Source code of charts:
================
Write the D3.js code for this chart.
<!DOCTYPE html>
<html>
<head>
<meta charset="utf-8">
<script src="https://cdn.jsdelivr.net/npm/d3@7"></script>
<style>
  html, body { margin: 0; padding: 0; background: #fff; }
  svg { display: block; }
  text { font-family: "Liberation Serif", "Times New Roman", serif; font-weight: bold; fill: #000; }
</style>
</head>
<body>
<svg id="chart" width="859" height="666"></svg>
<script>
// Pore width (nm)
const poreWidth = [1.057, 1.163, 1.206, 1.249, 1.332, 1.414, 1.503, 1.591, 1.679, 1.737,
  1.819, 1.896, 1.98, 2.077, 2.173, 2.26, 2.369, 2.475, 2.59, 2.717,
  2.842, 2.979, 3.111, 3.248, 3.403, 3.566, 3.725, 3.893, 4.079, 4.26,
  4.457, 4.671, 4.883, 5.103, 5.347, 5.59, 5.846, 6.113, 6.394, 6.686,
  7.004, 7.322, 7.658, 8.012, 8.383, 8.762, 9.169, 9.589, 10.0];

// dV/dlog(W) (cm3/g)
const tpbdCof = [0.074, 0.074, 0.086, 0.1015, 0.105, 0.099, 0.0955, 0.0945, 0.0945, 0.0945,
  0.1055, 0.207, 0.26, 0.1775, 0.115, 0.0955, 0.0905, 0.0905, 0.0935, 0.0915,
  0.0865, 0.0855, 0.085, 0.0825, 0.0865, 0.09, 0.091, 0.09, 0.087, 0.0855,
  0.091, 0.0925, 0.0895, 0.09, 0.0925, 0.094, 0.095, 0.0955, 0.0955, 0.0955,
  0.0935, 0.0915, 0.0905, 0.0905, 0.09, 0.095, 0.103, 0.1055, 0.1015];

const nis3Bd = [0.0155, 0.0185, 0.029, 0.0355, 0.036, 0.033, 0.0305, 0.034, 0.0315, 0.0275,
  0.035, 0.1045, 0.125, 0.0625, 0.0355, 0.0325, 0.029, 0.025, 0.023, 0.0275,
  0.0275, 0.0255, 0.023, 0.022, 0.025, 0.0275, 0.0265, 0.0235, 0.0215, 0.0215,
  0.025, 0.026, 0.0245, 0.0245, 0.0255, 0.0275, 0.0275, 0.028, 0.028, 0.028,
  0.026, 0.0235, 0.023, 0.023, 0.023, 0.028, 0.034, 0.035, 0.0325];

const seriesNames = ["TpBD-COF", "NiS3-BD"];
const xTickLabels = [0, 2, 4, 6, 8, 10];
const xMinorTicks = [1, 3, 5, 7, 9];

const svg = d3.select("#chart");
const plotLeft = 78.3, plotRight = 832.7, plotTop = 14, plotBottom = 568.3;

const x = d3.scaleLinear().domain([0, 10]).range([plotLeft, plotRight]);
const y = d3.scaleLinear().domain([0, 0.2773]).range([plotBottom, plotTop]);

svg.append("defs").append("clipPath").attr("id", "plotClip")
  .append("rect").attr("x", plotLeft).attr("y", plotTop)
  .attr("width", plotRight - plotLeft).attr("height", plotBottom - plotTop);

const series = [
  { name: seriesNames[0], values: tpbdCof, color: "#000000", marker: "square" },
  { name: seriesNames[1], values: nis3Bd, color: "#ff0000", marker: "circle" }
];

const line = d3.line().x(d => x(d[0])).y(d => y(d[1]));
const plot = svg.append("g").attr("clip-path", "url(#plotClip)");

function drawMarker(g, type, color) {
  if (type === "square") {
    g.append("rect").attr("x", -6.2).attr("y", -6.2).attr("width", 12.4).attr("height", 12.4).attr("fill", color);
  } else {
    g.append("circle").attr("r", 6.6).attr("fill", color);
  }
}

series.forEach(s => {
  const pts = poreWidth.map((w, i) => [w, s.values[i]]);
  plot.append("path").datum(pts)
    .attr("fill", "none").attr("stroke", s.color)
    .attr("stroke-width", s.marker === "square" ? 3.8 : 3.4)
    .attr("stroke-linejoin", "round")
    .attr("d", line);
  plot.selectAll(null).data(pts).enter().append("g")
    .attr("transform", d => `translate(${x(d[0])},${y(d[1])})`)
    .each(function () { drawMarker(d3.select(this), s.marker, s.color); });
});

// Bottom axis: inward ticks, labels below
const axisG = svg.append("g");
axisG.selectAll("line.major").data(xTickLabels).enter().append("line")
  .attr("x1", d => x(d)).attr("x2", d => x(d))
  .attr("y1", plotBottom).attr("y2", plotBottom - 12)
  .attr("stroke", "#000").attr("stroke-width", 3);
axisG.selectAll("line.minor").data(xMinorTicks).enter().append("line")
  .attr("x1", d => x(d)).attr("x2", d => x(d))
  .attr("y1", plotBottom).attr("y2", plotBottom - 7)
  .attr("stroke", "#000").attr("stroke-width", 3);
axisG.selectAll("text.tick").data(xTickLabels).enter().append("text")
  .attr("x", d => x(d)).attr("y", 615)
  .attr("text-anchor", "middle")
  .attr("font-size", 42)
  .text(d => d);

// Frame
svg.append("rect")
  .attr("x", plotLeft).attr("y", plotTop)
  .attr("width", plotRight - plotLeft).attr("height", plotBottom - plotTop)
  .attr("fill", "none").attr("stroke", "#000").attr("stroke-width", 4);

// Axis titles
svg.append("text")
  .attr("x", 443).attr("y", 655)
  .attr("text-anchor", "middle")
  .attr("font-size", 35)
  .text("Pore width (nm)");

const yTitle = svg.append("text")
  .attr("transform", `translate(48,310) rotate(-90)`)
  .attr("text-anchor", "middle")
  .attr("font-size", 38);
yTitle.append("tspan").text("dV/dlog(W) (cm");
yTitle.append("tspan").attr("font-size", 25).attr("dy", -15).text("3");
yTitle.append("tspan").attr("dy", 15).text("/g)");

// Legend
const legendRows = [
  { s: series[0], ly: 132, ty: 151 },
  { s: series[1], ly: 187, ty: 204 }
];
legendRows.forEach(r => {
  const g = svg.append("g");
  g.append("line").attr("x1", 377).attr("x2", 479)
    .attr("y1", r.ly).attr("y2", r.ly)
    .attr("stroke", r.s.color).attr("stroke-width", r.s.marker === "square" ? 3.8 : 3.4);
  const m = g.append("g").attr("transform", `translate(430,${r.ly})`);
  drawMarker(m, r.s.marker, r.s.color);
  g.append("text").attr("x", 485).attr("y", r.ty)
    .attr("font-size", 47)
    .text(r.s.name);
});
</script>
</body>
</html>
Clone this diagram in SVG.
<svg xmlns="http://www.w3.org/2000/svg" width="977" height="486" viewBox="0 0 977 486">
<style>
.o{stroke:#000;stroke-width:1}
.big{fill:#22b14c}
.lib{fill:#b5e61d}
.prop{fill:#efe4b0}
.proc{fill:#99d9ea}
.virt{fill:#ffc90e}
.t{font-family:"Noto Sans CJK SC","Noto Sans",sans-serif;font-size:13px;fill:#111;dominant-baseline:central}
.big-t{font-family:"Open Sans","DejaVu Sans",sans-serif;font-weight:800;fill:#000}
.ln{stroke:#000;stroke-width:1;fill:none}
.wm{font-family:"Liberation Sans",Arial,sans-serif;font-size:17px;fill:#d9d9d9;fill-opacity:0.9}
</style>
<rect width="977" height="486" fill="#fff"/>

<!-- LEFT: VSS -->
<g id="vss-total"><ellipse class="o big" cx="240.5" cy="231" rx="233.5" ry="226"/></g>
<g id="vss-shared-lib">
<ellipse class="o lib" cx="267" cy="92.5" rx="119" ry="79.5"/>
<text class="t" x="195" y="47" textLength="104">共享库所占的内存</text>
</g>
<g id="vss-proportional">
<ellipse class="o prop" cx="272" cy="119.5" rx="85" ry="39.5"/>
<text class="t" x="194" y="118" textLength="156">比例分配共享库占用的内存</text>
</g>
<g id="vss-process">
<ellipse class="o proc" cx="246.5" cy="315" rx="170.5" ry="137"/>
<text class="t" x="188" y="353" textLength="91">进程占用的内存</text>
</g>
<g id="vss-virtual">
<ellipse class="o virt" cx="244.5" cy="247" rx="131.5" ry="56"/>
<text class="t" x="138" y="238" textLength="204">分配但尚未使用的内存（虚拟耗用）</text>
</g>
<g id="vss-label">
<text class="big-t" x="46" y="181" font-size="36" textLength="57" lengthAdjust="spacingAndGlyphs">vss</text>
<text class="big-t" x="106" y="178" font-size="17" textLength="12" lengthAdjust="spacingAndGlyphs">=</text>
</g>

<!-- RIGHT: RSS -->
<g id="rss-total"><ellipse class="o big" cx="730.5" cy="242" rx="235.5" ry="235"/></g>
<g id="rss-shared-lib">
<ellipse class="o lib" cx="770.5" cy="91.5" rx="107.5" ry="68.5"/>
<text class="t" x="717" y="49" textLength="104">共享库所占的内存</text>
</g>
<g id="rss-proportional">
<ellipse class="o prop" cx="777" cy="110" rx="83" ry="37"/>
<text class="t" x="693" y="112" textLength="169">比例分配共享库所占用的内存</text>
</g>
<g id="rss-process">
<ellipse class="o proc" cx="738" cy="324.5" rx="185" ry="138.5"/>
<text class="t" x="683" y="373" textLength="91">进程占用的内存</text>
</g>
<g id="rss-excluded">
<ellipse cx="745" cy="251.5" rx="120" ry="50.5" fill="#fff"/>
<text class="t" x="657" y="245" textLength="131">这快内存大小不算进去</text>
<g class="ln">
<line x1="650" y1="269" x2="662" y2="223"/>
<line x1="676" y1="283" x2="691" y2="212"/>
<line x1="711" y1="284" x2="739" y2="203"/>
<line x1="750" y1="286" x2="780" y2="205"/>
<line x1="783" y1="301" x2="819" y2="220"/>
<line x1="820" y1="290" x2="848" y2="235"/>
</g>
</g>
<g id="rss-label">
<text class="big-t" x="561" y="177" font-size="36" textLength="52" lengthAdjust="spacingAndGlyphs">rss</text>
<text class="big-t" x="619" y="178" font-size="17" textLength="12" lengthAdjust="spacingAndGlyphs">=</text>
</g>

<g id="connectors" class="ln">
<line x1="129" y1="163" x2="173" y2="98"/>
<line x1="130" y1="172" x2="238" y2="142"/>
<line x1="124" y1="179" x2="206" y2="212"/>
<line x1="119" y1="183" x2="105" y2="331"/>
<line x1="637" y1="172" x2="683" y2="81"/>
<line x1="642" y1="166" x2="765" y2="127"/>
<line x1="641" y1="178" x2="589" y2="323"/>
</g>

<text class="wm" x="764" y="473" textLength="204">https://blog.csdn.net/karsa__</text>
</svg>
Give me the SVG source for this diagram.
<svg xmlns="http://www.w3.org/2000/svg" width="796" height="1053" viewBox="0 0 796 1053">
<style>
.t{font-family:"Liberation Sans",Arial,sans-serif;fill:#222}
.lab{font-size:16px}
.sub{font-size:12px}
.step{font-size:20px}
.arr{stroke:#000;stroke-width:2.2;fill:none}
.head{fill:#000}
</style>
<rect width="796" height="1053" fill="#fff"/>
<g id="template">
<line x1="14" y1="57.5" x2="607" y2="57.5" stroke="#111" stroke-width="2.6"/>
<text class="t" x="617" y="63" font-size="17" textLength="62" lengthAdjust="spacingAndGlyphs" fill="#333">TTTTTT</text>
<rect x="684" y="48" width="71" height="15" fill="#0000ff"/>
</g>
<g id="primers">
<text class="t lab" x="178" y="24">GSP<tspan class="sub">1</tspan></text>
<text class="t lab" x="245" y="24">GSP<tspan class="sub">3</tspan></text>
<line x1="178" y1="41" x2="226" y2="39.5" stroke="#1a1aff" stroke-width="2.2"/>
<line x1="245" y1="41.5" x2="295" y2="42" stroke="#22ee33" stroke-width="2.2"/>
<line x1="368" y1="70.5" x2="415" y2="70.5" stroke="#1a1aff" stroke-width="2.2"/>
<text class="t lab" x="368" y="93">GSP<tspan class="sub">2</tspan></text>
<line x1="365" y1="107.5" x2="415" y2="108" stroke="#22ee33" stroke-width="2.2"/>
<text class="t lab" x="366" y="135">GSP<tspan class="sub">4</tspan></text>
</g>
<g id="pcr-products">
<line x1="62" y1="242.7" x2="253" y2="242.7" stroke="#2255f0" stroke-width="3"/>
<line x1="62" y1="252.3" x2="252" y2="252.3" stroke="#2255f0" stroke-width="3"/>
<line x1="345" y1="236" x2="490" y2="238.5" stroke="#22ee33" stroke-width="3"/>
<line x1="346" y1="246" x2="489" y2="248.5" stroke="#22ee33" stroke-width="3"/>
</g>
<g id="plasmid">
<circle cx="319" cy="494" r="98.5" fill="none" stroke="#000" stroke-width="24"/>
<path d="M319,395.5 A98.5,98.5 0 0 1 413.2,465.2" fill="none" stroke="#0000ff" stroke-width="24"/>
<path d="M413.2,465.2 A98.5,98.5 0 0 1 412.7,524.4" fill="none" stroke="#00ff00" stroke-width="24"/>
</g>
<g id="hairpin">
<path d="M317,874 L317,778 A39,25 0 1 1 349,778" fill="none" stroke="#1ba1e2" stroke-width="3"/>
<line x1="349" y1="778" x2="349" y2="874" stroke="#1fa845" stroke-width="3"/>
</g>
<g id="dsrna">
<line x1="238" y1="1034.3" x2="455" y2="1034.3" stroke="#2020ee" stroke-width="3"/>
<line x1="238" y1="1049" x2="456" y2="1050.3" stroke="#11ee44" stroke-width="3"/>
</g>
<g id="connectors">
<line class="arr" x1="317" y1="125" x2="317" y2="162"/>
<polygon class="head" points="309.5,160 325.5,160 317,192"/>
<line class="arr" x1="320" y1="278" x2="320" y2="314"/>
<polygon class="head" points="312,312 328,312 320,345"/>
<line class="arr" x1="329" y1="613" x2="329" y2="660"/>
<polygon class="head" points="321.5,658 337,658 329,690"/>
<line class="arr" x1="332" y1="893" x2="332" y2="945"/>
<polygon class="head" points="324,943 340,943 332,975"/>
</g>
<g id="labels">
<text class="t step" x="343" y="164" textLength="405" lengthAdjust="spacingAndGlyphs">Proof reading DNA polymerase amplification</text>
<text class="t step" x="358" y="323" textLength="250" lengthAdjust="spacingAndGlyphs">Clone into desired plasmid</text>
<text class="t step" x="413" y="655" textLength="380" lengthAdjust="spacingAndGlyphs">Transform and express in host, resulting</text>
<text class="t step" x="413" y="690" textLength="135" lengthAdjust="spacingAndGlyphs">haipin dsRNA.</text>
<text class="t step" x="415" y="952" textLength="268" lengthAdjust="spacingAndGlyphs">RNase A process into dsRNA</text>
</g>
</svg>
================
Task to complete — Quote the records from their first line to the line with "0.103, 0.1055, 0.1015];", inclusive, without adding or dropping anything.

Solved exercise —
Write the D3.js code for this chart.
<!DOCTYPE html>
<html>
<head>
<meta charset="utf-8">
<script src="https://cdn.jsdelivr.net/npm/d3@7"></script>
<style>
  html, body { margin: 0; padding: 0; background: #fff; }
  svg { display: block; }
  text { font-family: "Liberation Serif", "Times New Roman", serif; font-weight: bold; fill: #000; }
</style>
</head>
<body>
<svg id="chart" width="859" height="666"></svg>
<script>
// Pore width (nm)
const poreWidth = [1.057, 1.163, 1.206, 1.249, 1.332, 1.414, 1.503, 1.591, 1.679, 1.737,
  1.819, 1.896, 1.98, 2.077, 2.173, 2.26, 2.369, 2.475, 2.59, 2.717,
  2.842, 2.979, 3.111, 3.248, 3.403, 3.566, 3.725, 3.893, 4.079, 4.26,
  4.457, 4.671, 4.883, 5.103, 5.347, 5.59, 5.846, 6.113, 6.394, 6.686,
  7.004, 7.322, 7.658, 8.012, 8.383, 8.762, 9.169, 9.589, 10.0];

// dV/dlog(W) (cm3/g)
const tpbdCof = [0.074, 0.074, 0.086, 0.1015, 0.105, 0.099, 0.0955, 0.0945, 0.0945, 0.0945,
  0.1055, 0.207, 0.26, 0.1775, 0.115, 0.0955, 0.0905, 0.0905, 0.0935, 0.0915,
  0.0865, 0.0855, 0.085, 0.0825, 0.0865, 0.09, 0.091, 0.09, 0.087, 0.0855,
  0.091, 0.0925, 0.0895, 0.09, 0.0925, 0.094, 0.095, 0.0955, 0.0955, 0.0955,
  0.0935, 0.0915, 0.0905, 0.0905, 0.09, 0.095, 0.103, 0.1055, 0.1015];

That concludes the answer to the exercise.